Clickbaiting oder warum Behinderte bei der Tageschau nicht wählen dürfen“

Behinderte dürfen nicht wählen“ lese ich bei der Tageschau online und reibe mir die Ohren: Was habe ich eigentlich die letzten 20 Jahre gemacht? Habe ich mir eingebildet, an zahllosen Wahlen teilgenommen zu haben?
Ah, ich lese ausnahmsweise den zugehörigen Text und stelle fest, es geht um Personen, die in allen Belangen einer Betreuung unterstehen. Es geht also um 80.000 Betreute, nicht um 7,6 Millionen Schwerbehinderte. Die Überschrift ist also falsch oder zumindest suggestiv. Kommt uns das nicht irgendwie bekannt vor? Finden wir das nicht bei zahlreichen linken und rechten Alternativ-Fakten-Postillen. Deren Nachrichten enthalten ja auch fast immer an irgendeiner Stelle einen wahren Fakt. Dieser Fakt wird mit suggestiven Fragen, unbelegten Behauptungen und reißerischen Überschriften aufgeblasen.
Es ist übrigens auch inhaltlich falsch: Man braucht keine Behinderung, um einer Betreuung in allen Belangen zu unterstehen. Die Gefahr, dass eine Bezugsperson die Stimme ihres Schützlings ohne dessen Einveerständnis abgibt, wird natürlich komplett unterschlagen, passt ja nicht so gut zum Bild des wehrlosen Opfers eines herzlosen Staates.
Jetzt bleibt die Frage, warum ein halbwegs seriöses Medium wie die Tagesschau mit solch suggestiven Überschriften arbeitet. Die Antwort ist Click-Baiting. Heißt, so viele Klicks wie möglich generieren.
Nun bin ich Online-Redakteur und kenne das Problem. Bei einer Überschrift wie „Menschen, die in allen Belangen betreut werden, dürfen nicht wählen“ wird der Leser in Zeiten, in denen Aufmerksamkeit in Milisekunden gemessen wird niemanden vom Hocker reißen.

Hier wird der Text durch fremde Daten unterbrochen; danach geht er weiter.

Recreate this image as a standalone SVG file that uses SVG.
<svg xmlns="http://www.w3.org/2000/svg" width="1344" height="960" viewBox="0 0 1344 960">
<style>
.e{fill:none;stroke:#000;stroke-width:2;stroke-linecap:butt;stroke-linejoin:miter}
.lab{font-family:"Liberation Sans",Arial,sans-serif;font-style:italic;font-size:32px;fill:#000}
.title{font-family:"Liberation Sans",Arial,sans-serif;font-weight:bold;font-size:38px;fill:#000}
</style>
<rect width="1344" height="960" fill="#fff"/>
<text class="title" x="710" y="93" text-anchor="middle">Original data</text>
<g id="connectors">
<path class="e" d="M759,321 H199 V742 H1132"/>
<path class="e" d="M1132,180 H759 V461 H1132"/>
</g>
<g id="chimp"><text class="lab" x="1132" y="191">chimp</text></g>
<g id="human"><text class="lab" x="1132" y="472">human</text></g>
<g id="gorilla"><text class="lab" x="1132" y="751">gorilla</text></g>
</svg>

Doch gerade die vom Bürger finanzierten öffentlich-rechtlichen Publikationen haben solch ein Verhalten nicht nötig. Und was ist jetzt das Ergebnis? Tausende von Leuten, die den Artikel nicht gelesen oder verstanden haben und nur die Überschrift kennen denken, Behinderte dürften nicht wählen. Auf Facebook liest man die üblichen Beschimpfungen auf Politiker. Die Tagesschau hat also ihren redlichen Beitrag zum Hate-Speeching geleistet.
Als Online-Redakteure sollten wir zumindest eines daraus lernen: Egal, was in unserem Text steht, wir sind auch für unsere Überschriften verantwortlich. Es ist unredlich, falsche Fakten über Überschriften zu verbreiten, denn wir können nie wissen, ob die Leser unsere Artikel tatsächlich lesen.